- November retail sales increased 0.2% in nominal terms, and 0.3% controlling for the impact of prices.
- Volume sales were boosted by a sharp 12.6% rise in sales at electronic stores.
- E-commerce sales (not all of which are included in the retail sales totals) were up 25.5% over the past year ending in November. That was up from an 18.5% rate in October but still below the 40%+ year-over-year average increase over the first 8 months of 2017.
Retail sales inched up 0.2% in November to build on a 1.6% jump in October. Part of the increase was due to sharp jump in gasoline prices that was responsible for most of a 6% jump in sales at the pump.

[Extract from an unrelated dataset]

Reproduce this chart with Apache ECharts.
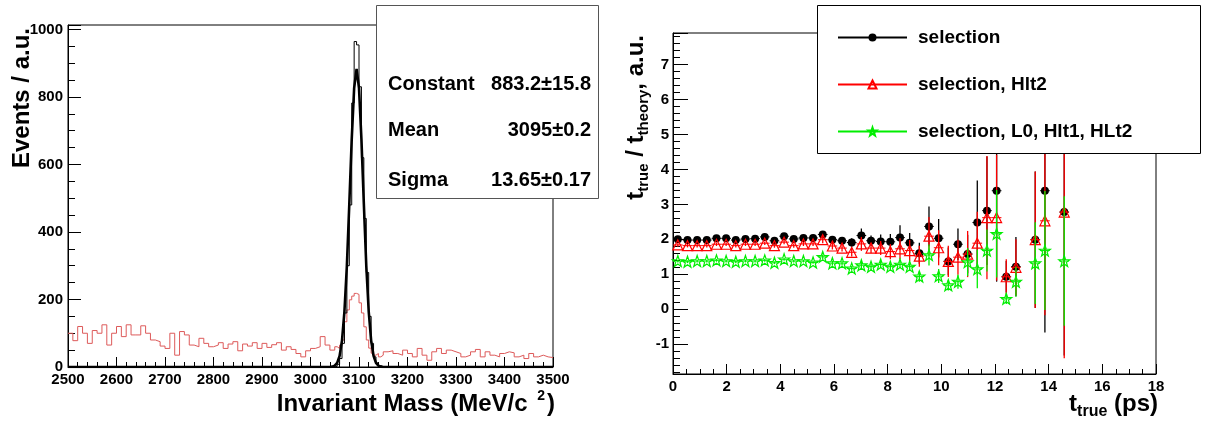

Sales nonetheless rose a somewhat stronger 0.3% excluding the impact of prices — boosted by a 13% surge in sales at electronic & appliance stores. Statistics Canada noted that the increase in electronics sales in particular looked to have been boosted by new product launches and promotions like ‘Black Friday’ sales. That means some of the sales increase in November may prove to have been at the expense of sales in December and/or January. Nonetheless, with labour markets continuing to improve at a rapid pace through the end of the year, there are also good reasons to think current underlying trends in retail demand — and indeed, the rest of the economy — remain solid. The retail numbers follow earlier reported sales gains in the manufacturing and wholesale sectors in November. Combined with the potential for a bounce-back from what was likely transitory weakness in oil production in October and still-solid labour market data, that suggests GDP potentially posted a 0.3% or 0.4% increase in November following the surprisingly soft flat reading the prior month. That would remain supportive of the Bank of Canada’s, and our own, view that the Canadian economic backdrop continues to improve, if not at the outsized pace seen from mid-2016 to mid-2017.